TASK INSTRUCTIONS
Your task is to print, exactly and only, the lines from the start of the entries below through the line with "m = mean(a);". Include both ends, but skip the pictures.

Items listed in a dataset
>> start

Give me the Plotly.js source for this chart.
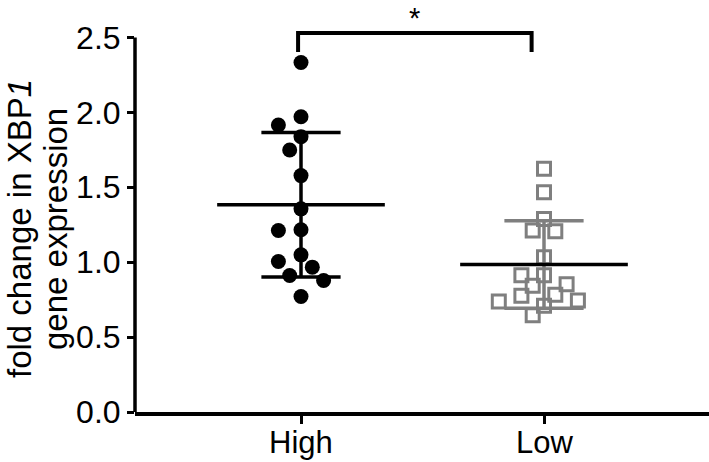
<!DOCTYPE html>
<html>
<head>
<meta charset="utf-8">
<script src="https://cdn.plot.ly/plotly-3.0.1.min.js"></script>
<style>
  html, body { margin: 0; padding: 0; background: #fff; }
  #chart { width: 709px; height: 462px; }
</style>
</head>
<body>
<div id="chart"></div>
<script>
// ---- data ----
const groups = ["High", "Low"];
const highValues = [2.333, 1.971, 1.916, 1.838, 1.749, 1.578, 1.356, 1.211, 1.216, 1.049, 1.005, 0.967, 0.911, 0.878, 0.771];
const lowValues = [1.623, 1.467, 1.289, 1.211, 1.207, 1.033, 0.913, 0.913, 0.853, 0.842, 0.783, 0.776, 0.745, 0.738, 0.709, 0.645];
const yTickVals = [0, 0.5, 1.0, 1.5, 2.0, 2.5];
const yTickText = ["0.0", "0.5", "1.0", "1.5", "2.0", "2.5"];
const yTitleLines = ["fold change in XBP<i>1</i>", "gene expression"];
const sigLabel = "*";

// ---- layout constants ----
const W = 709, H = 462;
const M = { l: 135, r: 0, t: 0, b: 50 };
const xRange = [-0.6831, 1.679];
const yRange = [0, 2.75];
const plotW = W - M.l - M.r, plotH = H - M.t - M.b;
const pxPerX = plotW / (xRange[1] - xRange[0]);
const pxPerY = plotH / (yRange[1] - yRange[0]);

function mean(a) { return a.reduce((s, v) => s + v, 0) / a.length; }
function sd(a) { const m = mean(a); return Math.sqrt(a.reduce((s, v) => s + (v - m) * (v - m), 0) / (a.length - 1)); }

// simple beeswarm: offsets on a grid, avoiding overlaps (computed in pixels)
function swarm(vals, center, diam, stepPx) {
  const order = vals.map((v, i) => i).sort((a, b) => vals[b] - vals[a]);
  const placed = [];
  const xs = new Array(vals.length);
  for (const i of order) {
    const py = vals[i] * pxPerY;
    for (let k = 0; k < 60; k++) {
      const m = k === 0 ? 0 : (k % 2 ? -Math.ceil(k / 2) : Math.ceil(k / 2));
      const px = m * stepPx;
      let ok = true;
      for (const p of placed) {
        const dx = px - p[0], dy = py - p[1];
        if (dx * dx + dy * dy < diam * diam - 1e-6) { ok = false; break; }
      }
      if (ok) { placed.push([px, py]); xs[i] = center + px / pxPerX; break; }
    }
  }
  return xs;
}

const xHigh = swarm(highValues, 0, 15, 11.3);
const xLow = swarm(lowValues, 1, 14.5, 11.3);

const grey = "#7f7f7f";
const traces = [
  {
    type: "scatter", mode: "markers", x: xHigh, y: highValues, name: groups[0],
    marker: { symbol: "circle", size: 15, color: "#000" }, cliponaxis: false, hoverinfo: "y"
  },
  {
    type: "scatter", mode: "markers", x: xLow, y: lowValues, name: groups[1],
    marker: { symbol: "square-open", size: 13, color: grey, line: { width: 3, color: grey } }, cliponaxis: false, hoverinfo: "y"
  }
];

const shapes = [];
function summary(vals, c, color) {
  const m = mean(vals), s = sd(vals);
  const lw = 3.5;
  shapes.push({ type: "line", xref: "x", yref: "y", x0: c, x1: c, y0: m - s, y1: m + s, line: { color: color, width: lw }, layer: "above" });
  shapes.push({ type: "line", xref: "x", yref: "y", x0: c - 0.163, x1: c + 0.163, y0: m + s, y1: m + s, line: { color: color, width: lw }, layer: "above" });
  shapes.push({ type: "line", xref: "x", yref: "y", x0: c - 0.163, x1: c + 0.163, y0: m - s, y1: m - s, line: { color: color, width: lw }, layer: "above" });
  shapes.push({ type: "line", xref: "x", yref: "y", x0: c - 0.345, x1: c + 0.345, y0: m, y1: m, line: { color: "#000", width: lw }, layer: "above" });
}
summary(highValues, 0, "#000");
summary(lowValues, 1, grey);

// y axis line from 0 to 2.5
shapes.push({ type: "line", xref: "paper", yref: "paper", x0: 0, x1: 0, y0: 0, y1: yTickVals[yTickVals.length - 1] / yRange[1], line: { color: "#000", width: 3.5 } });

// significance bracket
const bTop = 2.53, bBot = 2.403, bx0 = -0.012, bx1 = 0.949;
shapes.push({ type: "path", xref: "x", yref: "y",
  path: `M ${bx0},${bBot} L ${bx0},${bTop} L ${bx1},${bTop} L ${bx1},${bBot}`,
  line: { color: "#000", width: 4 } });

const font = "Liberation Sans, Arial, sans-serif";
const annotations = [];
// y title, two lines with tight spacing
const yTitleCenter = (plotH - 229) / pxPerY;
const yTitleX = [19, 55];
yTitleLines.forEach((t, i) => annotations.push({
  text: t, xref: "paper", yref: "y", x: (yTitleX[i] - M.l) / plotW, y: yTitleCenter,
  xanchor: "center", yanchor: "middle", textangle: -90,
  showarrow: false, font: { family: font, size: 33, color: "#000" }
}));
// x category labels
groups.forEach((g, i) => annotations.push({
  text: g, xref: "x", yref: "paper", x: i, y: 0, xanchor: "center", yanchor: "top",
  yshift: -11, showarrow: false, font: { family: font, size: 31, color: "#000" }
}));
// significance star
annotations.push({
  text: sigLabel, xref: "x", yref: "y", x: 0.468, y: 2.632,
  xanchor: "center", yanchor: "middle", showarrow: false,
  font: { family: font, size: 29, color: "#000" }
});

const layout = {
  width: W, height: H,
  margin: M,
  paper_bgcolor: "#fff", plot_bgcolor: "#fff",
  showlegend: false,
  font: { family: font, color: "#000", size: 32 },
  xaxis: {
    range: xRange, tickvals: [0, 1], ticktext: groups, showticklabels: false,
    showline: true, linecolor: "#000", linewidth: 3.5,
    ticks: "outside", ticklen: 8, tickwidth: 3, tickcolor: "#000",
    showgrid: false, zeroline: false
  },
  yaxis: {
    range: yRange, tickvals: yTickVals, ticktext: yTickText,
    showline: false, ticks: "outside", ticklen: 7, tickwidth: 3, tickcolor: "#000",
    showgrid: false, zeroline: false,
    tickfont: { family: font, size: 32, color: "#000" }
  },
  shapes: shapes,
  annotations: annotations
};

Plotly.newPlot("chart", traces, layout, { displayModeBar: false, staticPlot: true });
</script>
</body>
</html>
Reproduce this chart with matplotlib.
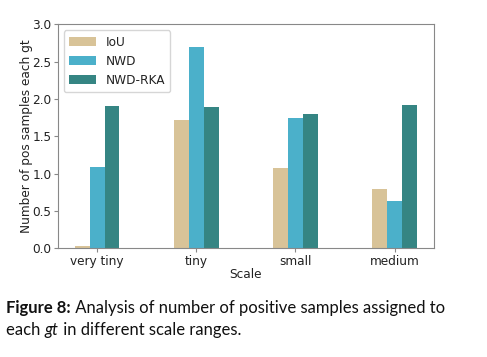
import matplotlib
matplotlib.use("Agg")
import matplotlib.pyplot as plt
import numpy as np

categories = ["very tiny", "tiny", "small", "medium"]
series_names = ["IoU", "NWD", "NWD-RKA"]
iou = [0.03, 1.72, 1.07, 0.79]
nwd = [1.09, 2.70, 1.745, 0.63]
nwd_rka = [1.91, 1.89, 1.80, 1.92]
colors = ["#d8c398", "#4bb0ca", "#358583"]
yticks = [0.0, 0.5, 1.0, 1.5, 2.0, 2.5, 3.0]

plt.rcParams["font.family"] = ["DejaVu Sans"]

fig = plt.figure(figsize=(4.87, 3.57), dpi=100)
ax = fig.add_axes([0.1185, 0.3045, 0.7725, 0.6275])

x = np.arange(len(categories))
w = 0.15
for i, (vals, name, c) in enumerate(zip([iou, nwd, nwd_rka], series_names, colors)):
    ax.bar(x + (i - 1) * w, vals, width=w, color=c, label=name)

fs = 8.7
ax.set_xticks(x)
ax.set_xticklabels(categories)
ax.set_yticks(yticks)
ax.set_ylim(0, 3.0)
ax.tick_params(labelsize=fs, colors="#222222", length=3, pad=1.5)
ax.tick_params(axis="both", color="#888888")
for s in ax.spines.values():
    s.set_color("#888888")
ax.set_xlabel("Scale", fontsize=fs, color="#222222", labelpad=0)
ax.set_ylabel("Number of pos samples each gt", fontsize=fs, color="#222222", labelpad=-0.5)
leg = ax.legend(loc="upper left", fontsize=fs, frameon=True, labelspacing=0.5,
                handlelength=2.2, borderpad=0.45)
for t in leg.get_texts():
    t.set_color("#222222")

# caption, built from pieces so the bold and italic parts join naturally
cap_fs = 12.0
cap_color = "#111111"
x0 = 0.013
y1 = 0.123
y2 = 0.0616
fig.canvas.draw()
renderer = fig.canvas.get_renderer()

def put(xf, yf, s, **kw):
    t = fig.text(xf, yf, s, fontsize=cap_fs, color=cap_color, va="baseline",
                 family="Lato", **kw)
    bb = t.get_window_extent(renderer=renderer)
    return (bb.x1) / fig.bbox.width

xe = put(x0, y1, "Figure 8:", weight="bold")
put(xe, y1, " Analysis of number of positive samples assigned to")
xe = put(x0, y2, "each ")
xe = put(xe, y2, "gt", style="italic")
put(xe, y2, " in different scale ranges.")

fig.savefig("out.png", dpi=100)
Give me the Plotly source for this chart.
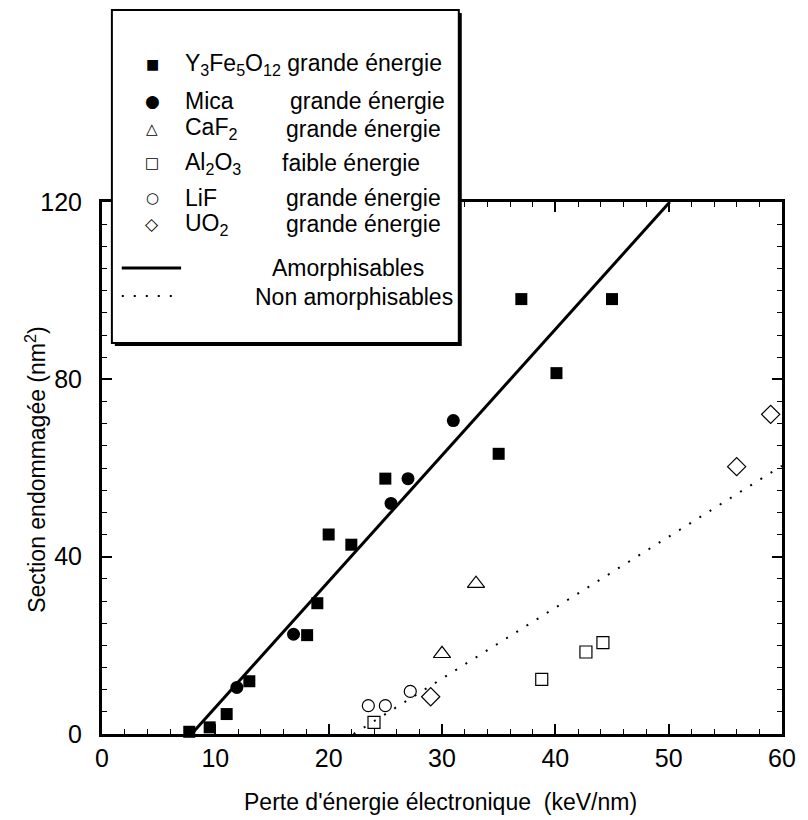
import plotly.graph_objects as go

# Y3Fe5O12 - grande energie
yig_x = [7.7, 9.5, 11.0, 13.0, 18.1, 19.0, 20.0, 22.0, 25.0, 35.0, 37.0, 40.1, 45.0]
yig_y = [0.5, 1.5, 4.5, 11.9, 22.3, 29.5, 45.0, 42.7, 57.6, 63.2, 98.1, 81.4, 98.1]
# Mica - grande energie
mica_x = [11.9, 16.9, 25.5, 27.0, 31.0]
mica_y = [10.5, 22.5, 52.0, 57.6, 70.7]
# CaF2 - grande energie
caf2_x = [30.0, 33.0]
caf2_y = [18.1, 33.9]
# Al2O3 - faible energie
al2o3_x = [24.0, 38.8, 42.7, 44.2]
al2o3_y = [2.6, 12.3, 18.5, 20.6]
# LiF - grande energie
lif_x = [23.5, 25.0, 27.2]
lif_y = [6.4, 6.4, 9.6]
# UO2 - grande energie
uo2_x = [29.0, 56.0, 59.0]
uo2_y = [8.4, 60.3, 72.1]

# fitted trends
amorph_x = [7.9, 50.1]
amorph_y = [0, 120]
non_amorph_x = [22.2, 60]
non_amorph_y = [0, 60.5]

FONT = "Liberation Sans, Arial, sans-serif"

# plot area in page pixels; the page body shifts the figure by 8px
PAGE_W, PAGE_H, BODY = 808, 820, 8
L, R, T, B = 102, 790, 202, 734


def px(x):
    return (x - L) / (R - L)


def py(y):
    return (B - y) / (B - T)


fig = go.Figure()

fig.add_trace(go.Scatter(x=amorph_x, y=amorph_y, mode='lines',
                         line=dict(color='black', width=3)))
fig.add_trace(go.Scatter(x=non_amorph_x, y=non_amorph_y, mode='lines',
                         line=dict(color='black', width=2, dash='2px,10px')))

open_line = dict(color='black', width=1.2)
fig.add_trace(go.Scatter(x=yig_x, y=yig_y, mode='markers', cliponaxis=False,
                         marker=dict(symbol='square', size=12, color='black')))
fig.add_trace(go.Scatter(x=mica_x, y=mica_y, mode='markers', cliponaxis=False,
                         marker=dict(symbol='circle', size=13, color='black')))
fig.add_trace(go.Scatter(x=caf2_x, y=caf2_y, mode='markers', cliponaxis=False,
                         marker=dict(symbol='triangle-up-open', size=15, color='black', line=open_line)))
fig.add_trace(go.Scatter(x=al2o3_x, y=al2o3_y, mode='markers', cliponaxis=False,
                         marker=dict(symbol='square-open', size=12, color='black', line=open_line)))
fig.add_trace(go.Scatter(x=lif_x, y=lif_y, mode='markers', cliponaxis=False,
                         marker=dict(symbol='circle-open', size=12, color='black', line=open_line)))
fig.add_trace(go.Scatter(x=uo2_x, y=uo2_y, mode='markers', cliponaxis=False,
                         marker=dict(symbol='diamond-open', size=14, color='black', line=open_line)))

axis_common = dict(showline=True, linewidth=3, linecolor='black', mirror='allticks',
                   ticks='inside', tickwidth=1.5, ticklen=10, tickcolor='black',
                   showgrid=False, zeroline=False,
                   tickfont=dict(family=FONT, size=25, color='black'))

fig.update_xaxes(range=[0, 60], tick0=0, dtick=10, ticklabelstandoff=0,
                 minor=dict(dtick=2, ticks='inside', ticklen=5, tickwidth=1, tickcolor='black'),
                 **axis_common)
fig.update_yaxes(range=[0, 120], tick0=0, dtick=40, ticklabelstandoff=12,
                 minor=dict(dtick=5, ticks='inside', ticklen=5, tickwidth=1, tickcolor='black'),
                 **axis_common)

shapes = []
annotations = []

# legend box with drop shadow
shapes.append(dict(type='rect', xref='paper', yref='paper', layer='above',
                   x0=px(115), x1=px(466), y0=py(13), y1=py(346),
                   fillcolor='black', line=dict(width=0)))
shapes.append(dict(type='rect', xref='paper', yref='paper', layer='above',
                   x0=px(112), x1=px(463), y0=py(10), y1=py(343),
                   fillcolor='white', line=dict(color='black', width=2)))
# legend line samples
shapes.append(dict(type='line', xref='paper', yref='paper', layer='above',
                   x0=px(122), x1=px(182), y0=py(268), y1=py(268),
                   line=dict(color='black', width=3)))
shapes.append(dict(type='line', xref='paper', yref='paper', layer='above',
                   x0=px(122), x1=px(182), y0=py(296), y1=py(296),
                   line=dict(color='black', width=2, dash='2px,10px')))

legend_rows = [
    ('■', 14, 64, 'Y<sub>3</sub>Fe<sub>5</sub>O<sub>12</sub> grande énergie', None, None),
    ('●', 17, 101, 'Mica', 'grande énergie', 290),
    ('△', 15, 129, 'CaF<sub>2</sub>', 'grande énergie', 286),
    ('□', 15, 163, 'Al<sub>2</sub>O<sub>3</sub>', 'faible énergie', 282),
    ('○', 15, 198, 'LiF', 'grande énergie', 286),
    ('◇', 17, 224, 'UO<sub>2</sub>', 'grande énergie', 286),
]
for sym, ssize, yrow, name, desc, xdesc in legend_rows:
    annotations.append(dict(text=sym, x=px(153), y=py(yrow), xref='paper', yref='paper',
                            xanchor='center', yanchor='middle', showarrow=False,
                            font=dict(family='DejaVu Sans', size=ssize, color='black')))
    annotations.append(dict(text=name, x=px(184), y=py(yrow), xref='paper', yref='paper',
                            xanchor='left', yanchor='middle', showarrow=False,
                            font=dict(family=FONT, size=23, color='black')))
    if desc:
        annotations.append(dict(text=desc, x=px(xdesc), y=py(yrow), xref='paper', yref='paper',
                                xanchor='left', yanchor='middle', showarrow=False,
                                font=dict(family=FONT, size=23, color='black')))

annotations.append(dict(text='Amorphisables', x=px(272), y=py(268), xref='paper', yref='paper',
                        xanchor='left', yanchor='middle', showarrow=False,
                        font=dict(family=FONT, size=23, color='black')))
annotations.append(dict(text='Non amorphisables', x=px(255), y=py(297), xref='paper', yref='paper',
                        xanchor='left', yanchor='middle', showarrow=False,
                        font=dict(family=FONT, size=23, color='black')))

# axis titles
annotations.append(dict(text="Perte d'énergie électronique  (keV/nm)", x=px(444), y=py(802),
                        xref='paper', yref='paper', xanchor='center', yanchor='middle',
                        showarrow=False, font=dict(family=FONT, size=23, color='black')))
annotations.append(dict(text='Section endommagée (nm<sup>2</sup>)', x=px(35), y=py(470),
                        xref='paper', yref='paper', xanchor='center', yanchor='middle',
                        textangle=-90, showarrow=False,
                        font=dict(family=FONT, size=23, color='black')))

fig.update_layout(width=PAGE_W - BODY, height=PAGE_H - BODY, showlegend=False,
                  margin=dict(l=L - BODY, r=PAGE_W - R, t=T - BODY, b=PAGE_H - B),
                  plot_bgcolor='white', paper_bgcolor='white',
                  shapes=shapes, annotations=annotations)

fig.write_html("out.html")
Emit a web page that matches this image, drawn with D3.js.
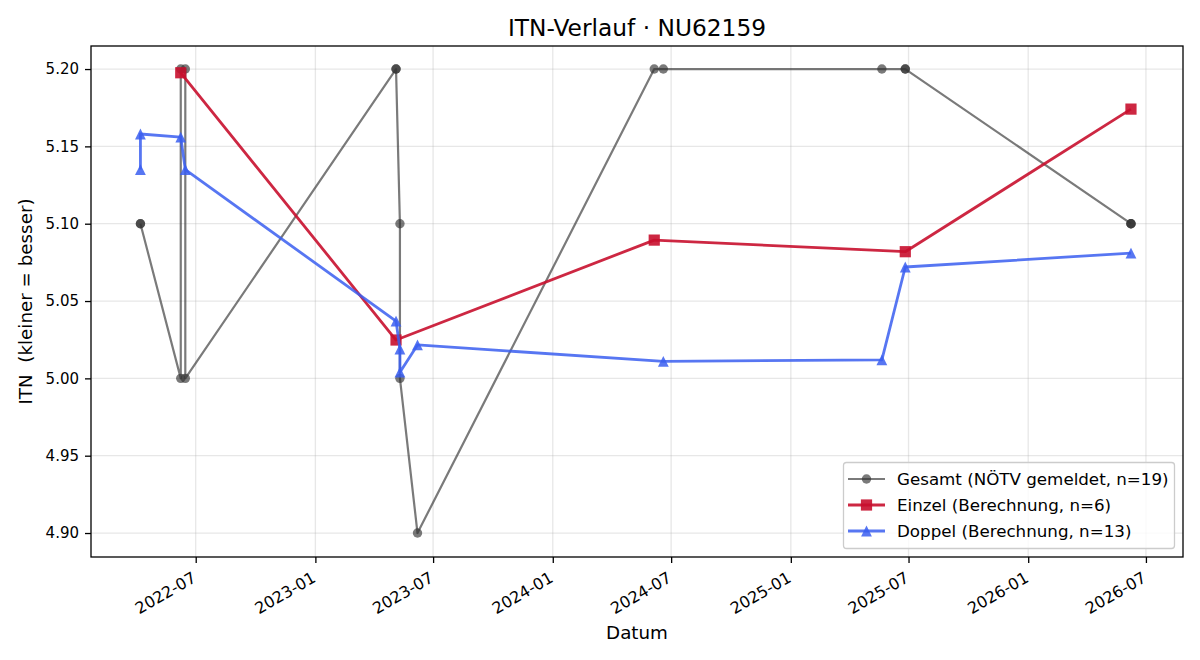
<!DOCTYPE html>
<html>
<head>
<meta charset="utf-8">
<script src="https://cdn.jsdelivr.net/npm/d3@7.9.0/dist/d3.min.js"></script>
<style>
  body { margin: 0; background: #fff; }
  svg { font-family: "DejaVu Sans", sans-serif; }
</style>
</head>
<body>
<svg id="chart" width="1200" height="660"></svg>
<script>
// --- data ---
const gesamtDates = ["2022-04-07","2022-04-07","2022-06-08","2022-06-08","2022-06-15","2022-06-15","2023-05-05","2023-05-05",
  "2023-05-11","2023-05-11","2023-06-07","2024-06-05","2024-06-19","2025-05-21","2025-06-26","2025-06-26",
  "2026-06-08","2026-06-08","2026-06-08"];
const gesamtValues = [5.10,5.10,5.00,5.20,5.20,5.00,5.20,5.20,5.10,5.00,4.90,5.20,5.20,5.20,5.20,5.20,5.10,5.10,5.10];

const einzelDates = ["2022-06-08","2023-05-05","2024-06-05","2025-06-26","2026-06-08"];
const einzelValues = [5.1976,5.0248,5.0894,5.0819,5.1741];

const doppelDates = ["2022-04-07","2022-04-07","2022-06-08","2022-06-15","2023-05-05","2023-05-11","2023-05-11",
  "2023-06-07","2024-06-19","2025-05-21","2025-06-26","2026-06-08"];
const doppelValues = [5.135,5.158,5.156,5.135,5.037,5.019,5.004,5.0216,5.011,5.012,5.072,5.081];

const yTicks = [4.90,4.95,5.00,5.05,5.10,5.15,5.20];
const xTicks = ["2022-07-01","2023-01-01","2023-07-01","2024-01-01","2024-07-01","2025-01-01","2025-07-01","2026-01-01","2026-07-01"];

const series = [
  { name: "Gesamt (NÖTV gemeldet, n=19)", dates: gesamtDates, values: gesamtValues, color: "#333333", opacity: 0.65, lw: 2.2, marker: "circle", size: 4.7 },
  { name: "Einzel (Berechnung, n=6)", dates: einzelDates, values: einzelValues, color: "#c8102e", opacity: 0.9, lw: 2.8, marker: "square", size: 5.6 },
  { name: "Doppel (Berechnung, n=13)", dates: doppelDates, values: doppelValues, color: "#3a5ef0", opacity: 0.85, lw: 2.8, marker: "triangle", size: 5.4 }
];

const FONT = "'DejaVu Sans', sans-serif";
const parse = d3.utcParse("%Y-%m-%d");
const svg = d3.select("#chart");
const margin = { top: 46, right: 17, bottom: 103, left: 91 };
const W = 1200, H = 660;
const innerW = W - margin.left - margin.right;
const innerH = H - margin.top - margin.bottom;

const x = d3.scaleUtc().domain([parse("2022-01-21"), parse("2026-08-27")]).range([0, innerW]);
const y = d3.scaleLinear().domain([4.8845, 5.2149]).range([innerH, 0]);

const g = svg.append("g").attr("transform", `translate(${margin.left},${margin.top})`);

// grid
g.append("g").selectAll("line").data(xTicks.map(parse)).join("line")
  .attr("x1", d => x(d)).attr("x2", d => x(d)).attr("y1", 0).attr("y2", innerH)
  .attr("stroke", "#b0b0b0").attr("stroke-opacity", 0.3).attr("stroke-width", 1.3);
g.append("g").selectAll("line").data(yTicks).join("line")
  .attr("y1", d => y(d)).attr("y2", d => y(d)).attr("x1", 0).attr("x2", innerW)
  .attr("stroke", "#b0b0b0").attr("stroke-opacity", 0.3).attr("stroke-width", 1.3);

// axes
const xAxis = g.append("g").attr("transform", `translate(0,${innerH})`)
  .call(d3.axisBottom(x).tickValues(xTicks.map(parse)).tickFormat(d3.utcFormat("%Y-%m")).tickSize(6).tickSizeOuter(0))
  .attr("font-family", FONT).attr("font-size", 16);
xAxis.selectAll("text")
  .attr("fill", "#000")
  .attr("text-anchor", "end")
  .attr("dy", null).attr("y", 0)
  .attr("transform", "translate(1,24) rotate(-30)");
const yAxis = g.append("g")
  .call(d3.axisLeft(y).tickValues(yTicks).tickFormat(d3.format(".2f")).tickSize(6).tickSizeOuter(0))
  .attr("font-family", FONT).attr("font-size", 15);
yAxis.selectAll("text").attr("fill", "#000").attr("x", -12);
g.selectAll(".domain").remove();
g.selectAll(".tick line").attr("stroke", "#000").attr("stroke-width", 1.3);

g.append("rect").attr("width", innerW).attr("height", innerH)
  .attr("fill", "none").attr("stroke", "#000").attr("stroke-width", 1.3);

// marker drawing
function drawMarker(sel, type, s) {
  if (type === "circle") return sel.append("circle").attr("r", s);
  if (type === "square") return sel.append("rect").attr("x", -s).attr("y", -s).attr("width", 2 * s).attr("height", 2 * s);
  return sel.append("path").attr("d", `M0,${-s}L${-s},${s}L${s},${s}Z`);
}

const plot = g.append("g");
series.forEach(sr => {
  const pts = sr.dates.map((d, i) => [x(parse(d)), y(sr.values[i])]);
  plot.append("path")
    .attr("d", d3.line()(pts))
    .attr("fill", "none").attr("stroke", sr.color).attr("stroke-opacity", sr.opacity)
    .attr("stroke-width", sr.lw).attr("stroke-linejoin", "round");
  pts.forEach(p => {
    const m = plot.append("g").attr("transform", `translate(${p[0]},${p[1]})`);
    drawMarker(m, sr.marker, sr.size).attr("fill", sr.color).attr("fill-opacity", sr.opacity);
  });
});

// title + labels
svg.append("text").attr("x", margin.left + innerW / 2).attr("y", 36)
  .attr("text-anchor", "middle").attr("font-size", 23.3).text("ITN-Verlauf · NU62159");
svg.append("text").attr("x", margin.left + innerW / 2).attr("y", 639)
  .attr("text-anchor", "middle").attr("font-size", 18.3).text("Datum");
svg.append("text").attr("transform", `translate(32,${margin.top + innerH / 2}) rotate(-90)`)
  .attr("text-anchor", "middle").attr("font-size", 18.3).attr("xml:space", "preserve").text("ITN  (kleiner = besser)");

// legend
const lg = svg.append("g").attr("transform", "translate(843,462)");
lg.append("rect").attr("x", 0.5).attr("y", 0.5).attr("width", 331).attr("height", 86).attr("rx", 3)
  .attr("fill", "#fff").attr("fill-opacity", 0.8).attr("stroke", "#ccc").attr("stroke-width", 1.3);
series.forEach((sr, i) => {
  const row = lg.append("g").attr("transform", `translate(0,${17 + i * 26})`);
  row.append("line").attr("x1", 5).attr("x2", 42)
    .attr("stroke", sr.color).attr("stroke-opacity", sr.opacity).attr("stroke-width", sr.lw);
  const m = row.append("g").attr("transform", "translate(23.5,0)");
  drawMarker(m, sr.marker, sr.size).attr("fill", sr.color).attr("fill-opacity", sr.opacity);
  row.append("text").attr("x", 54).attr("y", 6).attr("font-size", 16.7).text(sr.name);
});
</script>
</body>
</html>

>> end

RESPONSE
Give me the Plotly.js source for this chart.
<!DOCTYPE html>
<html>
<head>
<meta charset="utf-8">
<script src="https://cdn.plot.ly/plotly-3.0.1.min.js"></script>
<style>
  html, body { margin: 0; padding: 0; background: #fff; }
  #chart { width: 709px; height: 462px; }
</style>
</head>
<body>
<div id="chart"></div>
<script>
// ---- data ----
const groups = ["High", "Low"];
const highValues = [2.333, 1.971, 1.916, 1.838, 1.749, 1.578, 1.356, 1.211, 1.216, 1.049, 1.005, 0.967, 0.911, 0.878, 0.771];
const lowValues = [1.623, 1.467, 1.289, 1.211, 1.207, 1.033, 0.913, 0.913, 0.853, 0.842, 0.783, 0.776, 0.745, 0.738, 0.709, 0.645];
const yTickVals = [0, 0.5, 1.0, 1.5, 2.0, 2.5];
const yTickText = ["0.0", "0.5", "1.0", "1.5", "2.0", "2.5"];
const yTitleLines = ["fold change in XBP<i>1</i>", "gene expression"];
const sigLabel = "*";

// ---- layout constants ----
const W = 709, H = 462;
const M = { l: 135, r: 0, t: 0, b: 50 };
const xRange = [-0.6831, 1.679];
const yRange = [0, 2.75];
const plotW = W - M.l - M.r, plotH = H - M.t - M.b;
const pxPerX = plotW / (xRange[1] - xRange[0]);
const pxPerY = plotH / (yRange[1] - yRange[0]);

function mean(a) { return a.reduce((s, v) => s + v, 0) / a.length; }
function sd(a) { const m = mean(a); return Math.sqrt(a.reduce((s, v) => s + (v - m) * (v - m), 0) / (a.length - 1)); }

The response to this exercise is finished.